The feeling I took away with me after attending “Raditatical – A Journey in Rhythm” was that both Bronkar Lee, the lead dancer and the group’s artistic director, and Ameenah Kaplan, the director and co-writer, were both very, very talented individuals.
Company members Paul Newman, Melinda Sullivan and Aaron Williams are very talented as well.
Andrew Pulkrabek and Scotty Lund are very, very talented.
But there is some confusion regarding “talent” among the general public. They think it’s the be all, end all and it is not. Don’t get me wrong; talent is way high up on the list, but just ask anybody who’s kicked around Hollywood or Broadway if they’d rather be talented or lucky, you might be kinda surprised at the answer you get.

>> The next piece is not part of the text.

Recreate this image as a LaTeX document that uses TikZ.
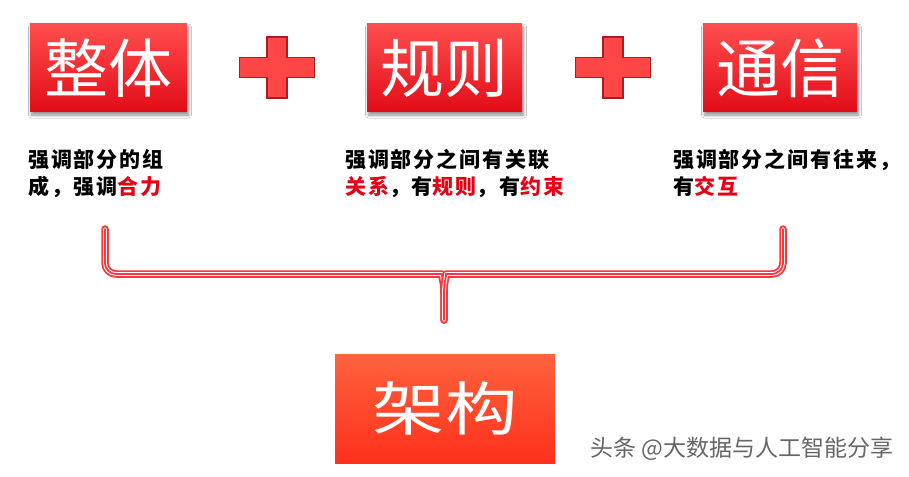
\documentclass[tikz,border=0pt]{standalone}
\usepackage{fontspec}
\usepackage{graphicx}
\setmainfont{Noto Sans CJK SC}
\usetikzlibrary{shadows.blur}
\definecolor{boxtop}{RGB}{255,78,78}
\definecolor{boxbot}{RGB}{226,12,24}
\definecolor{archtop}{RGB}{255,98,62}
\definecolor{archbot}{RGB}{255,48,28}
\definecolor{plusfill}{RGB}{255,70,70}
\definecolor{plusedge}{RGB}{170,30,30}
\definecolor{hl}{RGB}{232,0,20}
\definecolor{brkred}{RGB}{250,55,60}
\tikzset{
  bigbox/.style={rectangle, inner sep=0pt, top color=boxtop, bottom color=boxbot,
    text=white, font=\fontsize{64}{64}\selectfont,
    blur shadow={shadow xshift=1.5pt, shadow yshift=-3pt, shadow blur steps=8, shadow blur radius=3pt, shadow opacity=45}},
  archbox/.style={rectangle, inner sep=0pt, top color=archtop, bottom color=archbot,
    text=white, minimum width=220pt, minimum height=109pt},
  desc/.style={anchor=base west, inner sep=0pt, text=black,
    font=\fontsize{21}{24}\selectfont\bfseries\addfontfeatures{LetterSpace=9}},
  plusst/.style={fill=plusfill, draw=plusedge, line width=1.1pt, line join=miter},
  brk/.style={draw=brkred, line width=7.5pt, line cap=round, line join=round,
    postaction={draw=white, line width=3.8pt, line cap=round},
    postaction={draw=brkred, line width=1.8pt, line cap=round}},
  plussign/.pic={
    \draw[plusst] (-37.5,-10) -- (-10,-10) -- (-10,-30.5) -- (10,-30.5) -- (10,-10)
      -- (37.5,-10) -- (37.5,10) -- (10,10) -- (10,30.5) -- (-10,30.5) -- (-10,10)
      -- (-37.5,10) -- cycle;}
}
\begin{document}
\begin{tikzpicture}[x=1pt,y=-1pt]
\useasboundingbox (0,0) rectangle (909,476);
\fill[white] (0,0) rectangle (909,476);

% top boxes
\node[bigbox, minimum width=157pt, minimum height=88pt] (zt) at (108.5,68) {整体};
\node[bigbox, minimum width=155pt, minimum height=88pt] (gz) at (444.5,68) {规则};
\node[bigbox, minimum width=154pt, minimum height=88pt] (tx) at (780,68) {通信};

% plus signs
\pic at (277,67.5) {plussign};
\pic at (613,67.5) {plussign};

% descriptions
\node[desc] (t1a) at (28,167) {强调部分的组};
\node[desc] (t1b) at (28,194) {成，强调\textcolor{hl}{合力}};
\node[desc] (t2a) at (345,167) {强调部分之间有关联};
\node[desc] (t2b) at (345,194) {\textcolor{hl}{关系}，有\textcolor{hl}{规则}，有\textcolor{hl}{约束}};
\node[desc] (t3a) at (673,167) {强调部分之间有往来，};
\node[desc] (t3b) at (673,194) {有\textcolor{hl}{交互}};

% bracket
\coordinate (bl) at (105,229);
\coordinate (br) at (783,229);
\coordinate (bm) at (444,320);
\draw[brk] (bl) [rounded corners=11pt] -- (105,274) -- (431,274) [sharp corners]
  .. controls (441,274) and (444,281) .. (444,293) -- (bm);
\draw[brk] (br) [rounded corners=11pt] -- (783,274) -- (457,274) [sharp corners]
  .. controls (447,274) and (444,281) .. (444,293) -- (bm);

% bottom box
\node[archbox] (jg) at (445,408.5) {\scalebox{1.25}[1]{\fontsize{58}{58}\selectfont 架构}};

% watermark
\node[anchor=base west, inner sep=0pt, text=black!60, font=\fontsize{23}{23}\selectfont] (wm) at (590,456) {头条 @大数据与人工智能分享};
\end{tikzpicture}
\end{document}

The sad reality of the world is that love does not conquer all, the truth won’t necessarily set you free, even the best politicians deserve to burn in hell, all religions are fairy tales and just having talent doesn’t mean you’ve got the “magic beans” guaranteed to carry you up into the stratosphere. Sorry.
The “Raditatical Company” is all professionals, they should know this.

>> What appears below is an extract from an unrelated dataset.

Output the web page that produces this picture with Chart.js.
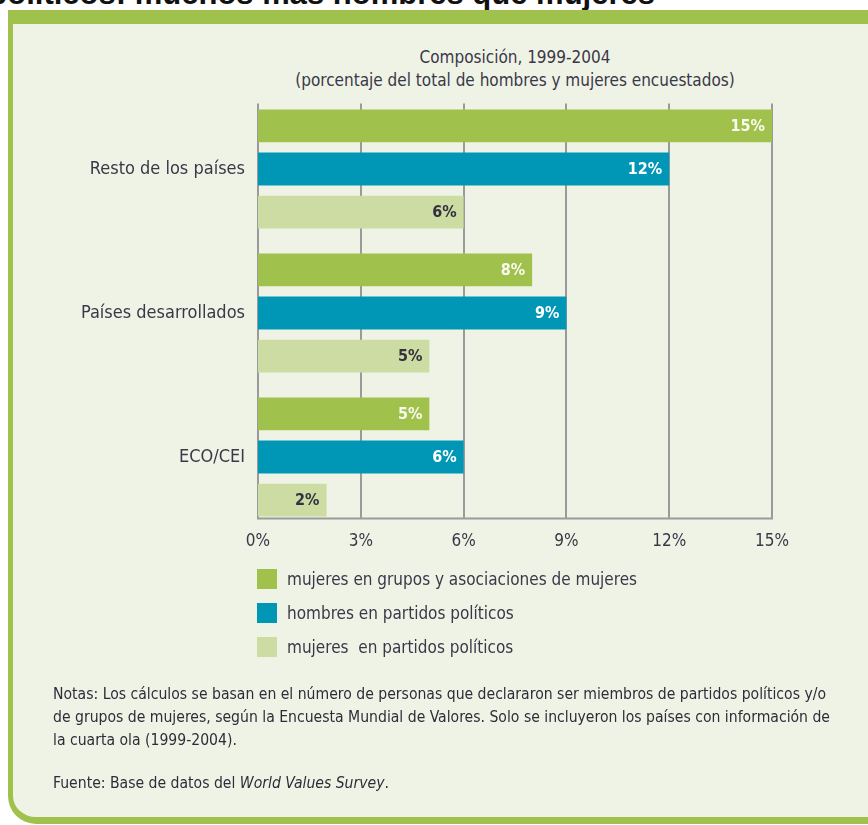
<!DOCTYPE html>
<html>
<head>
<meta charset="utf-8">
<script src="https://cdn.jsdelivr.net/npm/chart.js@4.4.1/dist/chart.umd.min.js"></script>
<style>
  html, body { margin:0; padding:0; background:#ffffff; width:868px; height:825px; overflow:hidden; position:relative; }
  .narrow { font-family: "Liberation Sans Narrow", "Arial Narrow", "DejaVu Sans Condensed", sans-serif; }
  #pagetitle { position:absolute; right:213px; top:-22px; font: bold 31px "Liberation Sans", Arial, sans-serif; line-height:31px; color:#111; white-space:nowrap; }
  #box { position:absolute; left:8px; top:10px; width:900px; height:814px; background:#EFF3E6;
         border-left:5px solid #A0C14B; border-top:14px solid #A0C14B; border-bottom:7px solid #A0C14B;
         border-bottom-left-radius:28px; box-sizing:border-box; }
  #charttitle { position:absolute; left:258px; width:514px; top:46px; text-align:center; font-size:17px; line-height:23px; color:#3a3848; }
  #legend { position:absolute; left:257px; top:562px; font-size:17px; color:#3a3848; }
  .li { height:34px; display:flex; align-items:center; }
  .sw { width:20px; height:20px; margin-right:10px; }
  #notes { position:absolute; left:53px; top:683px; font-size:15.6px; line-height:23px; color:#2e2c38; white-space:nowrap; }
  #source { position:absolute; left:53px; top:772px; font-size:15.6px; line-height:23px; color:#2e2c38; white-space:nowrap; }
  canvas { position:absolute; left:0; top:0; }
</style>
</head>
<body>
<div id="pagetitle">políticos: muchos más hombres que mujeres</div>
<div id="box"></div>
<div id="charttitle" class="narrow">Composición, 1999-2004<br>(porcentaje del total de hombres y mujeres encuestados)</div>
<canvas id="c" width="868" height="825"></canvas>
<div id="legend" class="narrow"></div>
<div id="notes" class="narrow">
Notas: Los cálculos se basan en el número de personas que declararon ser miembros de partidos políticos y/o<br>
de grupos de mujeres, según la Encuesta Mundial de Valores. Solo se incluyeron los países con información de<br>
la cuarta ola (1999-2004).
</div>
<div id="source" class="narrow">Fuente: Base de datos del <i>World Values Survey</i>.</div>
<script>
const categories = ["Resto de los países", "Países desarrollados", "ECO/CEI"];
const seriesNames = ["mujeres en grupos y asociaciones de mujeres", "hombres en partidos políticos", "mujeres  en partidos políticos"];
const mujeresGrupos = [15, 8, 5];
const hombresPartidos = [12, 9, 6];
const mujeresPartidos = [6, 5, 2];
const xTicks = [0, 3, 6, 9, 12, 15];

const colors = ["#A0C14B", "#0097B7", "#CCDCA2"];
const labelColors = ["#FAFAEE", "#FFFFFF", "#33303F"];
const FONT = '"Liberation Sans Narrow", "Arial Narrow", "DejaVu Sans Condensed", sans-serif';

const gridPlugin = {
  id: 'customGrid',
  beforeDatasetsDraw(chart) {
    const ctx = chart.ctx, xs = chart.scales.x;
    let top = Infinity, bottom = -Infinity;
    chart.data.datasets.forEach((d, i) => {
      chart.getDatasetMeta(i).data.forEach(b => {
        top = Math.min(top, b.y - b.height / 2);
        bottom = Math.max(bottom, b.y + b.height / 2);
      });
    });
    top -= 6; bottom += 2;
    ctx.save();
    ctx.strokeStyle = '#9a9a9a';
    ctx.lineWidth = 2;
    xTicks.forEach(v => {
      const x = Math.round(xs.getPixelForValue(v));
      ctx.beginPath(); ctx.moveTo(x, top); ctx.lineTo(x, bottom); ctx.stroke();
    });
    ctx.beginPath();
    ctx.moveTo(xs.getPixelForValue(0) - 1, bottom);
    ctx.lineTo(xs.getPixelForValue(xTicks[xTicks.length - 1]) + 1, bottom);
    ctx.stroke();
    ctx.restore();
  },
  afterDatasetsDraw(chart) {
    const ctx = chart.ctx;
    ctx.save();
    ctx.font = 'bold 16px ' + FONT;
    ctx.textAlign = 'right';
    ctx.textBaseline = 'middle';
    chart.data.datasets.forEach((d, i) => {
      ctx.fillStyle = labelColors[i];
      chart.getDatasetMeta(i).data.forEach((b, j) => {
        ctx.fillText(d.data[j] + '%', b.x - 7, b.y + 1);
      });
    });
    ctx.restore();
  }
};

const chart = new Chart(document.getElementById('c'), {
  type: 'bar',
  data: {
    labels: categories,
    datasets: [
      { label: seriesNames[0], data: mujeresGrupos, backgroundColor: colors[0] },
      { label: seriesNames[1], data: hombresPartidos, backgroundColor: colors[1] },
      { label: seriesNames[2], data: mujeresPartidos, backgroundColor: colors[2] }
    ]
  },
  options: {
    indexAxis: 'y',
    responsive: false,
    animation: false,
    devicePixelRatio: 1,
    categoryPercentage: 0.9,
    barPercentage: 0.76,
    layout: { padding: { left: 0, right: 96, top: 97, bottom: 0 } },
    plugins: { legend: { display: false }, tooltip: { enabled: false } },
    scales: {
      x: {
        min: 0, max: 15,
        afterBuildTicks: s => { s.ticks = xTicks.map(v => ({ value: v })); },
        afterFit: s => { s.height = 825 - 529; },
        grid: { display: false }, border: { display: false },
        ticks: { padding: -6, color: '#3a3848', font: { family: FONT, size: 17 }, callback: v => v + '%' }
      },
      y: {
        afterFit: s => { s.width = 258; },
        grid: { display: false }, border: { display: false },
        ticks: { padding: 5, color: '#3a3848', font: { family: FONT, size: 18 } }
      }
    }
  },
  plugins: [gridPlugin]
});

const lg = document.getElementById('legend');
chart.data.datasets.forEach(d => {
  const row = document.createElement('div'); row.className = 'li';
  const sw = document.createElement('div'); sw.className = 'sw'; sw.style.background = d.backgroundColor;
  const tx = document.createElement('span'); tx.textContent = d.label; tx.style.whiteSpace = 'pre';
  row.appendChild(sw); row.appendChild(tx); lg.appendChild(row);
});
</script>
</body>
</html>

When all is said and done the show they’ve placed on the stage of The Montalbán Theatre in Hollywood, was lively, dynamically staged, visually interesting, and well-structured over all. Regrettably, the hobgoblin lurking in the wings or behind the music stand of every creative venture is: “So what?”
Lee and Kaplan have put on a very good show. (Here the stage directions read: “Enters hobgoblin, stage right.”)

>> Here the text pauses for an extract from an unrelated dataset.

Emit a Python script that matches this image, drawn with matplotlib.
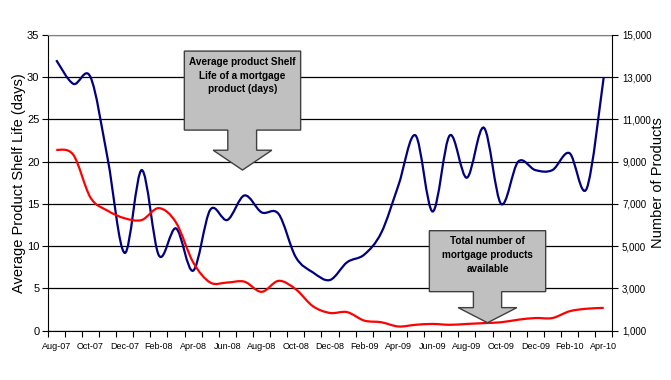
import numpy as np
import matplotlib.pyplot as plt
from matplotlib.path import Path
from matplotlib.patches import PathPatch, Polygon

# monthly data, Aug-07 .. Apr-10
months = ['Aug-07', 'Sep-07', 'Oct-07', 'Nov-07', 'Dec-07',
          'Jan-08', 'Feb-08', 'Mar-08', 'Apr-08', 'May-08', 'Jun-08', 'Jul-08',
          'Aug-08', 'Sep-08', 'Oct-08', 'Nov-08', 'Dec-08',
          'Jan-09', 'Feb-09', 'Mar-09', 'Apr-09', 'May-09', 'Jun-09', 'Jul-09',
          'Aug-09', 'Sep-09', 'Oct-09', 'Nov-09', 'Dec-09',
          'Jan-10', 'Feb-10', 'Mar-10', 'Apr-10']
shelf_life_days = [32.0, 29.2, 30.0, 20.4, 9.2, 19.0, 8.9, 12.1, 7.1, 14.3, 13.1,
                   16.0, 14.0, 13.8, 8.7, 6.9, 6.0, 8.1, 9.0, 11.6, 17.2, 23.1,
                   14.1, 23.1, 18.1, 24.0, 15.0, 20.0, 19.0, 19.0, 21.0, 16.8, 30.0]
num_products = [9560, 9320, 7300, 6680, 6320, 6240, 6800, 6120, 4240, 3280, 3280,
                3320, 2840, 3360, 2960, 2160, 1840, 1880, 1480, 1400, 1200, 1280,
                1320, 1280, 1320, 1360, 1400, 1520, 1600, 1600, 1920, 2040, 2080]

left_ticks = [0, 5, 10, 15, 20, 25, 30, 35]
right_ticks = [1000, 3000, 5000, 7000, 9000, 11000, 13000, 15000]

font = ['Liberation Sans', 'DejaVu Sans']


def smooth_path(x, y):
    # Excel style smoothed line: bezier segments through every point
    pts = np.column_stack([x, y])
    pad = np.vstack([pts[0], pts, pts[-1]])
    verts = [pts[0]]
    codes = [Path.MOVETO]
    for i in range(len(pts) - 1):
        p0, p1, p2, p3 = pad[i], pad[i + 1], pad[i + 2], pad[i + 3]
        verts += [p1 + (p2 - p0) / 6, p2 - (p3 - p1) / 6, p2]
        codes += [Path.CURVE4] * 3
    return Path(verts, codes)


def callout(ax, box, stem, head, tip_y, text, text_y):
    l, r, b, t = box
    sl, sr, sb = stem
    hl, hr = head
    tx = (hl + hr) / 2
    verts = [(l, t), (r, t), (r, b), (sr, b), (sr, sb), (hr, sb), (tx, tip_y),
             (hl, sb), (sl, sb), (sl, b), (l, b)]
    ax.add_patch(Polygon(verts, closed=True, transform=ax.transAxes,
                         facecolor='#c0c0c0', edgecolor='#404040', lw=1,
                         zorder=6, clip_on=False))
    ax.text(tx, text_y, text, transform=ax.transAxes, ha='center', va='center',
            family=font, fontweight='bold', fontsize=7.2, linespacing=1.45,
            zorder=7)


fig = plt.figure(figsize=(6.71, 3.8), dpi=100)
ax = fig.add_axes([0.0711, 0.1297, 0.8414, 0.7787])
ax2 = ax.twinx()

x = np.arange(len(months)) + 0.5

ax.add_patch(PathPatch(smooth_path(x, shelf_life_days), fill=False,
                       edgecolor='#000080', lw=1.6, zorder=3))
ax2.add_patch(PathPatch(smooth_path(x, num_products), fill=False,
                        edgecolor='#ff0000', lw=1.6, zorder=3))

ax.set_xlim(0, len(months))
ax.set_ylim(0, 35)
ax2.set_ylim(1000, 15000)

# category boundaries get tick marks, every second month is labelled
ax.set_xticks(np.arange(len(months) + 1))
ax.set_xticklabels([])
ax.set_xticks(x[::2], minor=True)
ax.set_xticklabels(months[::2], minor=True, family=font, fontsize=6.5)
ax.tick_params(axis='x', which='major', direction='out', length=4, width=0.8)
ax.tick_params(axis='x', which='minor', length=0, pad=8)

ax.set_yticks(left_ticks)
ax.set_yticklabels([str(v) for v in left_ticks], family=font, fontsize=8)
ax.tick_params(axis='y', direction='out', length=4, width=0.8, pad=2)
ax2.set_yticks(right_ticks)
ax2.set_yticklabels([f'{v:,}' for v in right_ticks], family=font, fontsize=7)
ax2.tick_params(axis='y', direction='out', length=4, width=0.8, pad=3)

ax.grid(axis='y', color='black', lw=0.9)
ax.set_axisbelow(True)

for s in ['left', 'bottom']:
    ax.spines[s].set_color('black')
ax.spines['top'].set_color('#808080')
ax.spines['right'].set_visible(False)
ax2.spines['top'].set_visible(False)
ax2.spines['left'].set_visible(False)
ax2.spines['bottom'].set_visible(False)
ax2.spines['right'].set_color('black')

ax.set_ylabel('Average Product Shelf Life (days)', family=font, fontsize=10.5)
ax.yaxis.set_label_coords(-0.039, 0.5)
ax2.set_ylabel('Number of Products', family=font, fontsize=10.5)
ax2.yaxis.set_label_coords(1.068, 0.5)

callout(ax2, (0.242, 0.448, 0.678, 0.945), (0.319, 0.370, 0.610),
        (0.293, 0.397), 0.543,
        'Average product Shelf\nLife of a mortgage\nproduct (days)', 0.862)
callout(ax2, (0.676, 0.882, 0.132, 0.338), (0.754, 0.804, 0.078),
        (0.727, 0.831), 0.027,
        'Total number of\nmortgage products\navailable', 0.256)

fig.savefig('out.png', dpi=100)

The show, related by Lee in the trappings of being autobiographical, tells the tale, through a narrative accented and highlighted by juggling, high kicking, scat, beatboxing and drumming, of a high school cut-up who comes to the big city, falls into busking on the streets for change, and after many failures finally finds success once he realizes “all our bodies are instruments.”
Horatio Alger’s Ragged Dick reupholstered in a beat bop hoody for the “Echo Boomers” and “Gen Z” crowd.
The evening was served up in a tight, nicely packaged 90 minutes, and I left the theatre mildly entertained.
I also left it mildly frustrated, and wishing I had seen a better show, which is not to say it was a bad show. But all the while as I made my way down Vine from the foyer of the Montalbán to where our car was parked, I couldn’t shake the nagging feeling that the “Raditatical Company” had pitched one to me and the rest of the audience underhanded.
It was an easy show for an undemanding audience, but it also felt like an undemanding show for the talent I saw gathered on the stage of the Montalbán.
Let me state for the record, the audience I sat among loooooovvvvveeeed it! My lovely wife Marlene loooooovvvvveeeed it! And I’m half inclined to think if you shelled out for a ticket and went chances are you would have loooooovvvvveeeed it! (Or not.)
If I had never sat entranced through a “jarana”, or been in Santa Cruz to catch “The Flying Karamazov Brothers” before “Fyodor” hooked up with them, if I’d never heard the amazing vocal warbling of db Pedersen composer and “throat singer” par excellence, if I had not been introduced to the juggling of Bill Blish or caught the unsullied effervescence of “Stomp” in Edinburgh before Cresswell and McNicholas turned it into “McStomp” (who it appears Kaplan was part of), then yeah, maybe I would have loooooovvvvveeeed “Raditatical – A Journey in Rhythm” too. (Or not.)
There is a term Flamenco artists use when describing certain shows – “bonito”. “Pretty”.
They do not use it as a compliment.
“Raditatical – A Journey in Rhythm” is bonito.
However this is their first venture. A stumble is permissible. This is a group that, if they persist in their productions, is not unworthy of following. There is a joy in being the first to find a new artist or group of artists and to watch their evolution. And the Raditatical Company may indeed have before them the potential for doing something far more accomplished than what they have done here. Whether they have the potential to tap into that potential, only time can tell.
I hope they don’t take from this review discouragement, for that is not the intention of my words here. A critic has but two functions:
- To guide the right audience to the right show, and there is certainly a “right audience” for “Raditatical – A Journey in Rhythm” as I hope this review shows.
- To be a midwife to promising talent.
The most valuable tool any creative individual can develop is a “hard ear”. They must cultivate the ability of listening to all criticism without the Hydra of ego rearing its ugly head. The artist should never become a puppet reacting to every opinion, but he does need to “hear” honest criticism and, hopefully from hearing it, learn.
I wish Raditatical luck. And I suggest they do as the thumbtacks advise: “Fail Harder.”